▶ _Aim of the task_
Word for word, set down the records and skip each picture.

::::::

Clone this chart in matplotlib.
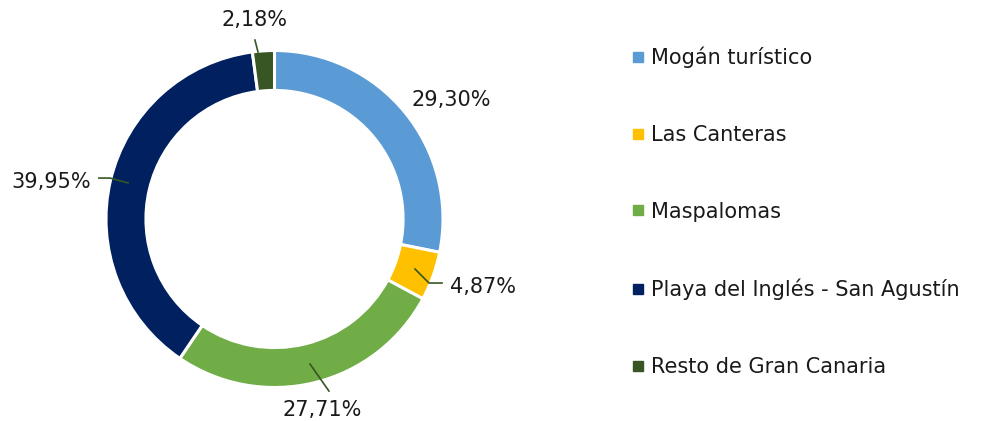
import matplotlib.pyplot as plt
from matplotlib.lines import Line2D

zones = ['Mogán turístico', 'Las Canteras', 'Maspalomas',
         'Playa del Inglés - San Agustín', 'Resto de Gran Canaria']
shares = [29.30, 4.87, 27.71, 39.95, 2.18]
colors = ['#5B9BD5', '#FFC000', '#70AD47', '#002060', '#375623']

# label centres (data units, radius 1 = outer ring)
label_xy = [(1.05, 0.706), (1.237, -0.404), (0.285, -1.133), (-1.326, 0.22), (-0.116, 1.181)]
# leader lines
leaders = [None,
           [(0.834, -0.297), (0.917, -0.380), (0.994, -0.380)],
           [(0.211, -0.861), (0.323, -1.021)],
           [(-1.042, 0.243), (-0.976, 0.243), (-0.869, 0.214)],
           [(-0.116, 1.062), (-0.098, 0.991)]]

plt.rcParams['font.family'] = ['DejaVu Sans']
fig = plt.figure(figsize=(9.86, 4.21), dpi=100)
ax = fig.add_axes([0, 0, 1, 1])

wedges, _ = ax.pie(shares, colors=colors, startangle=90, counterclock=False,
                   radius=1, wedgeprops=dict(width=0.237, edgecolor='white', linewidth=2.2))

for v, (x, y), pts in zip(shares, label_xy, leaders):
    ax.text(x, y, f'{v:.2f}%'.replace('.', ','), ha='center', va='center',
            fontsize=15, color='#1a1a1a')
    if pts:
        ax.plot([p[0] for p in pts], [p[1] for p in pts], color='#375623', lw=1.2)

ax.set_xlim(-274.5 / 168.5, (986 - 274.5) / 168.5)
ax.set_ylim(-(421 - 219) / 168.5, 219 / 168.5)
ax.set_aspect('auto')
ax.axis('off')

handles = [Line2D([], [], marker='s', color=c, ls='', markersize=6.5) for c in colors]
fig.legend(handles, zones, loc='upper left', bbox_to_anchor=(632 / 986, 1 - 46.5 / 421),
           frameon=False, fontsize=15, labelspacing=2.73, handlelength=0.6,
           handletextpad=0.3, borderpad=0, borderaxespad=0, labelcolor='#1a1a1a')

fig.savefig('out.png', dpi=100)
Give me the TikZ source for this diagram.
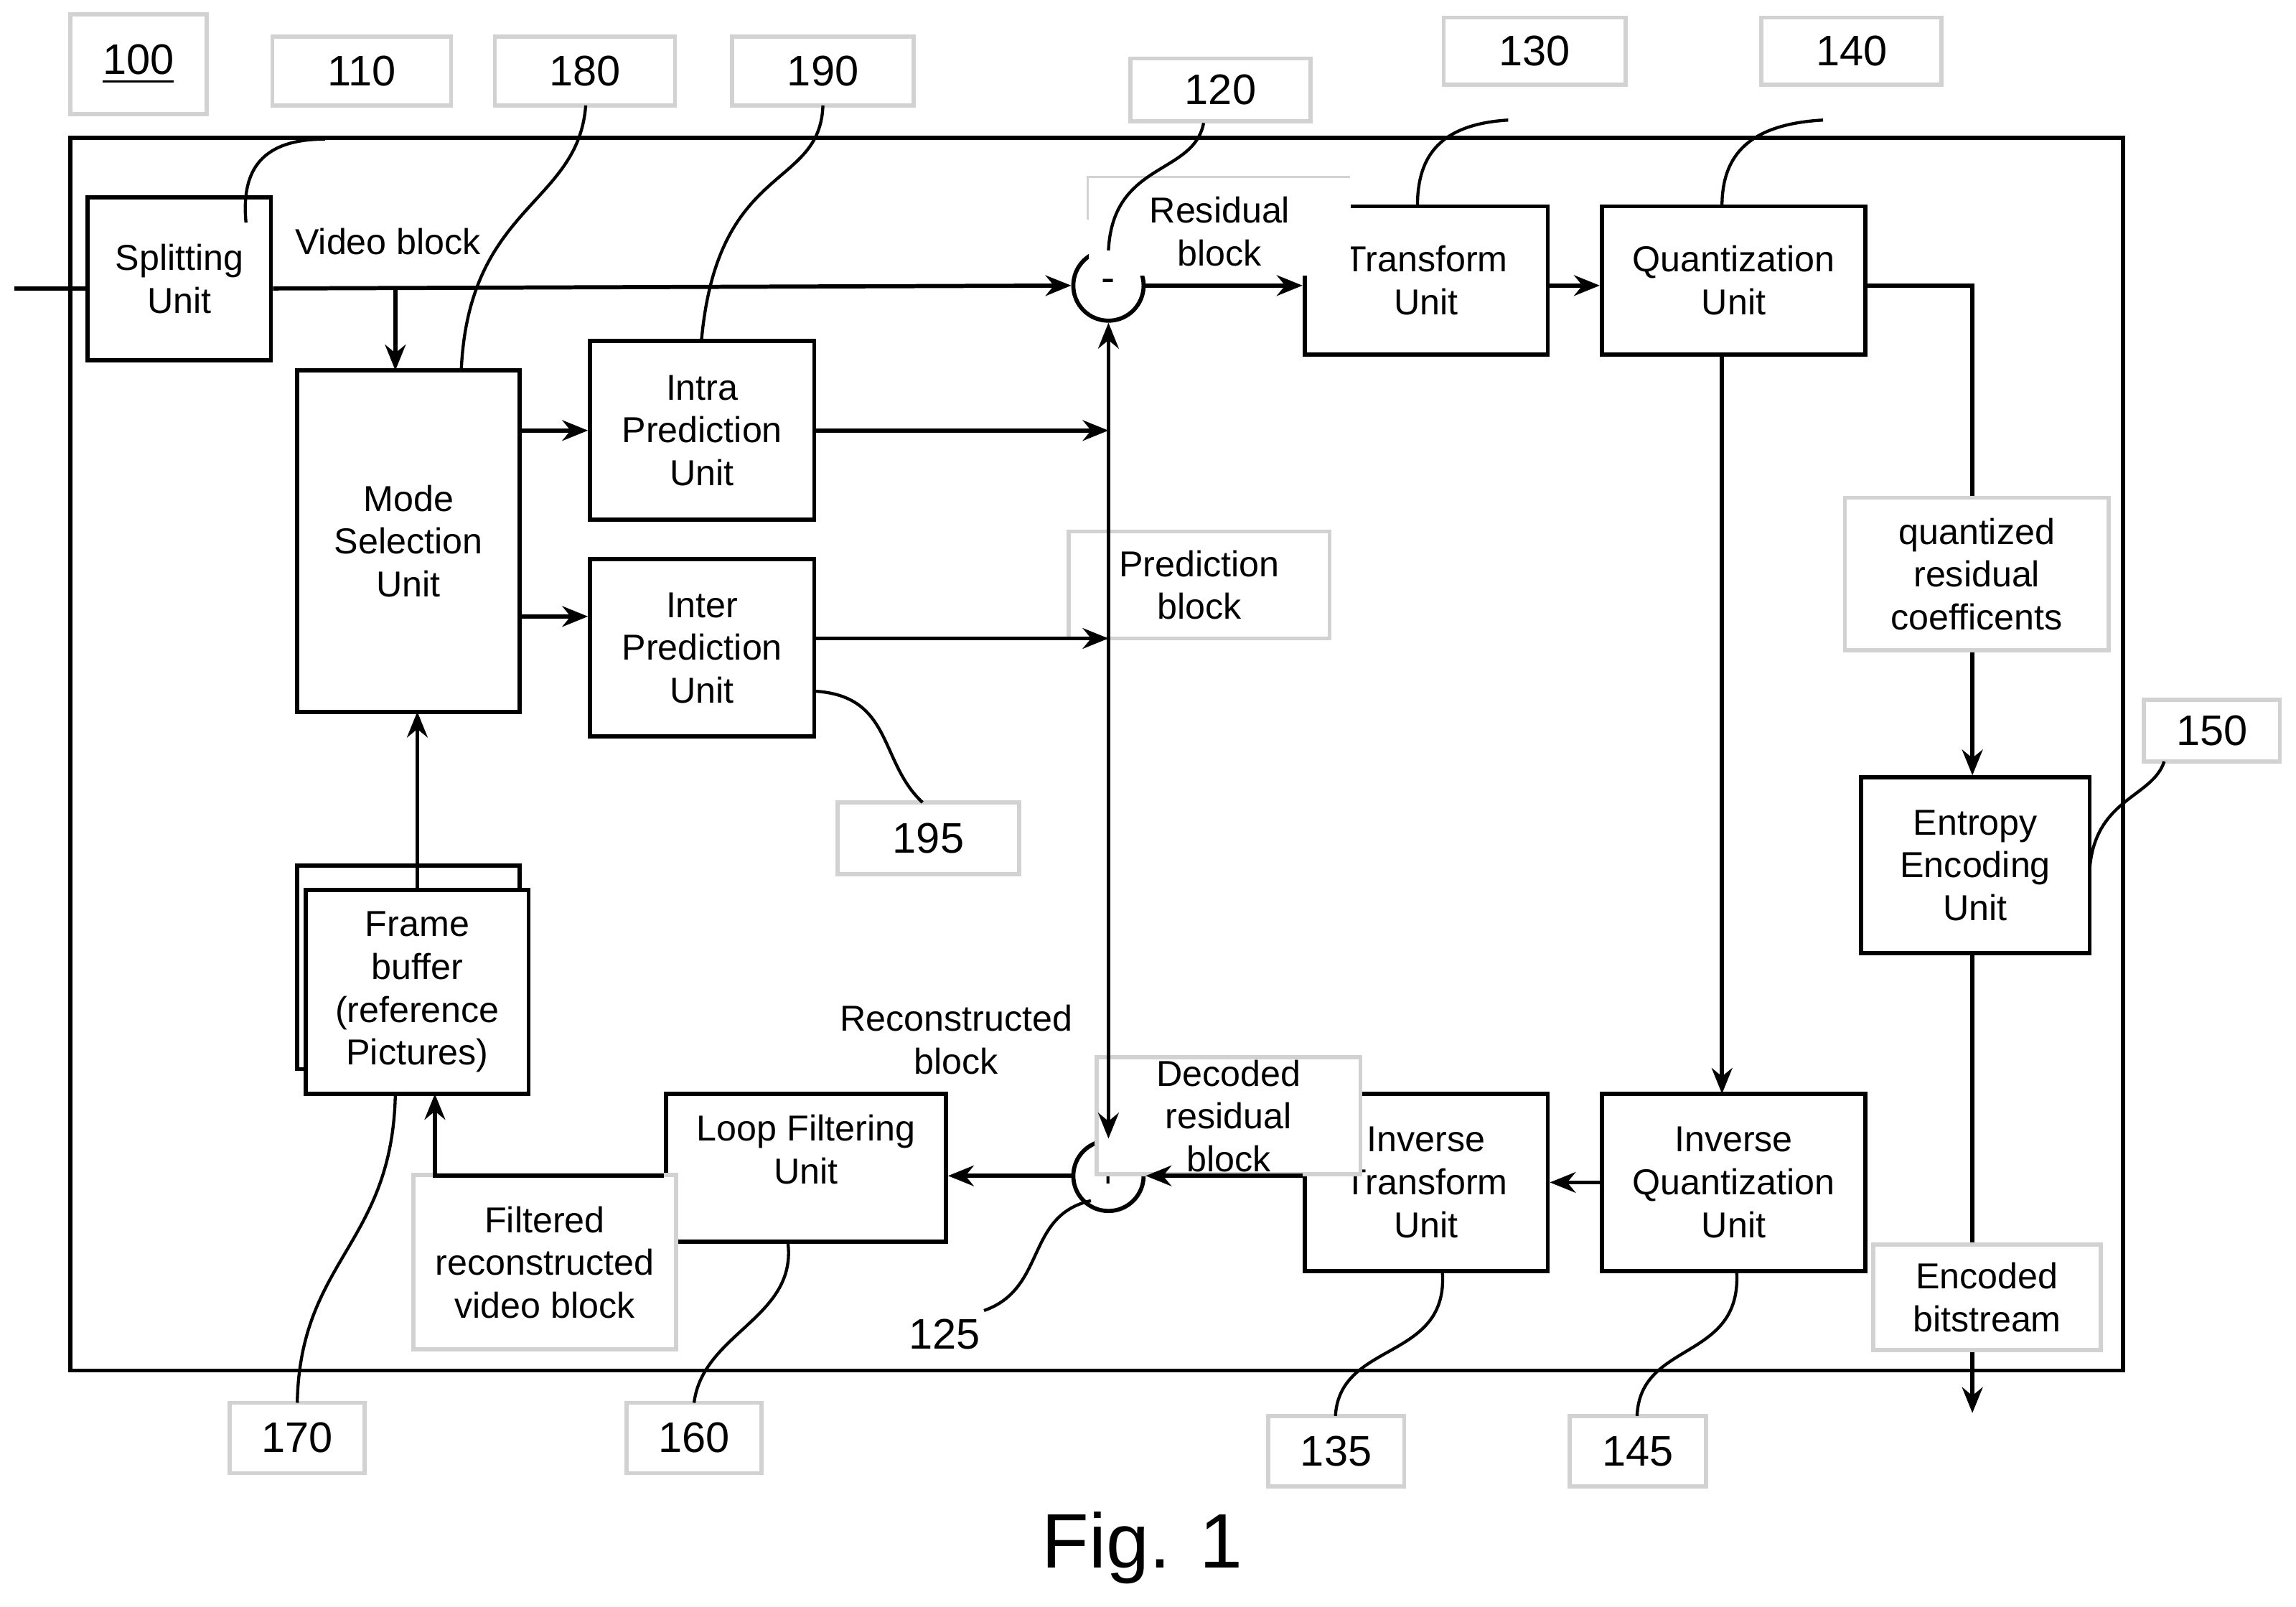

::::::

▶ _Answer for this exercise_
Clone this chart in matplotlib.
import matplotlib.pyplot as plt
from matplotlib.lines import Line2D

zones = ['Mogán turístico', 'Las Canteras', 'Maspalomas',
         'Playa del Inglés - San Agustín', 'Resto de Gran Canaria']
shares = [29.30, 4.87, 27.71, 39.95, 2.18]
colors = ['#5B9BD5', '#FFC000', '#70AD47', '#002060', '#375623']

# label centres (data units, radius 1 = outer ring)
label_xy = [(1.05, 0.706), (1.237, -0.404), (0.285, -1.133), (-1.326, 0.22), (-0.116, 1.181)]
# leader lines
leaders = [None,
           [(0.834, -0.297), (0.917, -0.380), (0.994, -0.380)],
           [(0.211, -0.861), (0.323, -1.021)],
           [(-1.042, 0.243), (-0.976, 0.243), (-0.869, 0.214)],
           [(-0.116, 1.062), (-0.098, 0.991)]]

plt.rcParams['font.family'] = ['DejaVu Sans']
fig = plt.figure(figsize=(9.86, 4.21), dpi=100)
ax = fig.add_axes([0, 0, 1, 1])

wedges, _ = ax.pie(shares, colors=colors, startangle=90, counterclock=False,
                   radius=1, wedgeprops=dict(width=0.237, edgecolor='white', linewidth=2.2))

for v, (x, y), pts in zip(shares, label_xy, leaders):
    ax.text(x, y, f'{v:.2f}%'.replace('.', ','), ha='center', va='center',
            fontsize=15, color='#1a1a1a')
    if pts:
        ax.plot([p[0] for p in pts], [p[1] for p in pts], color='#375623', lw=1.2)

ax.set_xlim(-274.5 / 168.5, (986 - 274.5) / 168.5)
ax.set_ylim(-(421 - 219) / 168.5, 219 / 168.5)
ax.set_aspect('auto')
ax.axis('off')

handles = [Line2D([], [], marker='s', color=c, ls='', markersize=6.5) for c in colors]
fig.legend(handles, zones, loc='upper left', bbox_to_anchor=(632 / 986, 1 - 46.5 / 421),
           frameon=False, fontsize=15, labelspacing=2.73, handlelength=0.6,
           handletextpad=0.3, borderpad=0, borderaxespad=0, labelcolor='#1a1a1a')

fig.savefig('out.png', dpi=100)
Give me the TikZ source for this diagram.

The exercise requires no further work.